Jedes Dritte Kind kommt per Kaiserschnitt: Lieber selbstbestimmt gebären

Der Anteil der Kinder, die per Kaiserschnitt geboren werden, steigt. Die Gründe sind kaum erforscht, doch eine bislang unveröffentlichte Studie hat Anhaltspunkte gefunden.

Immer mehr Neugeborene kommen per Kaiserschnitt zur Welt. Bild: dpa

BREMEN taz | Die Rate der Kaiserschnitte hat erneut zugenommen. 31,9 Prozent aller Geburten endeten laut Statistischem Bundesamt 2010 auf dem Operationstisch – 0,6 Prozentpunkte mehr als 2009. Den höchsten Anteil hatte wieder das Saarland mit 36,6 Prozent, den niedrigsten Sachsen mit 22,9 Prozent.

Keine Schlüsse lassen sich aus der Statistik über die Ursachen für die steigende Rate ziehen, da die Krankenhäuser keine Daten darüber liefern, aus welchen Gründen ein Kaiserschnitt gemacht wurde. In den vergangenen Jahren wiesen vor allem Ärzte darauf hin, dass mehr Frauen danach verlangen würden. Als Vorbild, so die verbreitete Annahme, dienten Prominente, die sich zwischen zwei Auftritten den Termin für die Operation legen, am besten ein paar Wochen vor Geburtstermin, damit sich der Bauch nicht so weit dehnt und die Haut straff bleibt.

Tatsächlich aber sind es vor allem Ängste, wegen denen sich Schwangere zu einem Kaiserschnitt entscheiden, hat die Bielefelder Gesundheitswissenschaftlerin Barbara Baumgärtner herausgefunden. Von ihr stammt die einzige, wenn auch noch unveröffentlichte Forschungsarbeit zum Thema.
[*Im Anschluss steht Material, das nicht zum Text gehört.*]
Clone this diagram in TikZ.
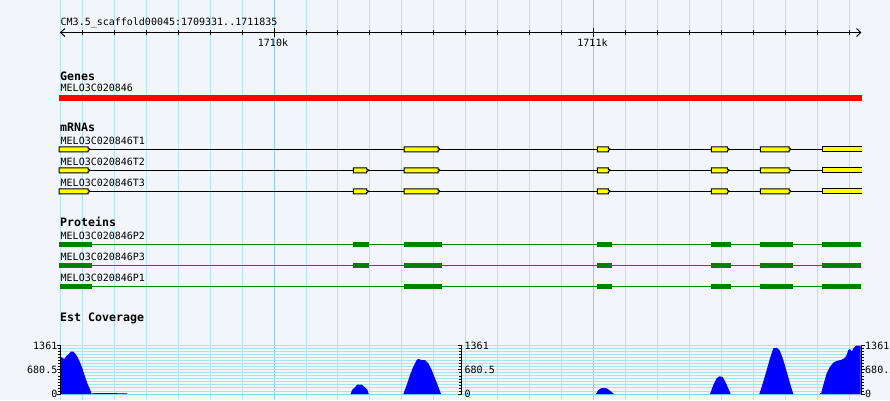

In 18 Interviews hat sie Erstgebärende während der Schwangerschaft befragt, warum sie keine vaginale Geburt wollen.

Zeitmanagement spielte dabei ebenso wenig eine Rolle wie die Sorge, bei der Geburt eine Dammverletzung zu erleiden oder eine unwillkommene Weitung der Scheide. Die Frauen hätten außerdem genau gewusst, was auf sie und das Kind zukommt – häufig würde ihnen aber das Gegenteil unterstellt. „Denen war klar, dass das Nachteile für sie und das Kind birgt.“

Sorge über fremdbestimmte Geburt

Ausschlaggebend sei vielmehr die Vorstellung von einer fremdbestimmten Geburt gewesen, von „einer unbefriedigenden Interaktion mit dem Personal“, wie es die Wissenschaftlerin beschreibt. „Es ging immer um die Sorge davor, dass über ihren Kopf hinweg Entscheidungen getroffen würden, dass sie als Person mit Bedürfnissen nicht wahrgenommen und auf ihren Intimbereich reduziert würden.“

Diese Ängste seien sehr berechtigt, findet Baumgärtner, die selbst als Hebamme gearbeitet hat. „Diese suggerierte Selbstbestimmung gibt es im Krankenhaus nicht. Sie dürfen entscheiden, ob sie in die Gebärwanne wollen oder lieber in den gelben oder roten Kreißsaal, aber sie werden nicht gefragt, was sie von einem Dammschnitt halten oder ob Sie ein CTG möchten.“

Interessant sei, dass die meisten gesagt hätten, sie könnten sich eine vaginale Geburt vorstellen, wenn sie die Hebamme kennen würden. Baumgärtner plädiert dafür, die Schwangerenvorsorge und die Geburtshilfe ganz in Hebammenhand zu legen. In Holland und Skandinavien, wo dies der Fall ist, ist die Kaiserschnittrate nur halb so hoch wie in Deutschland.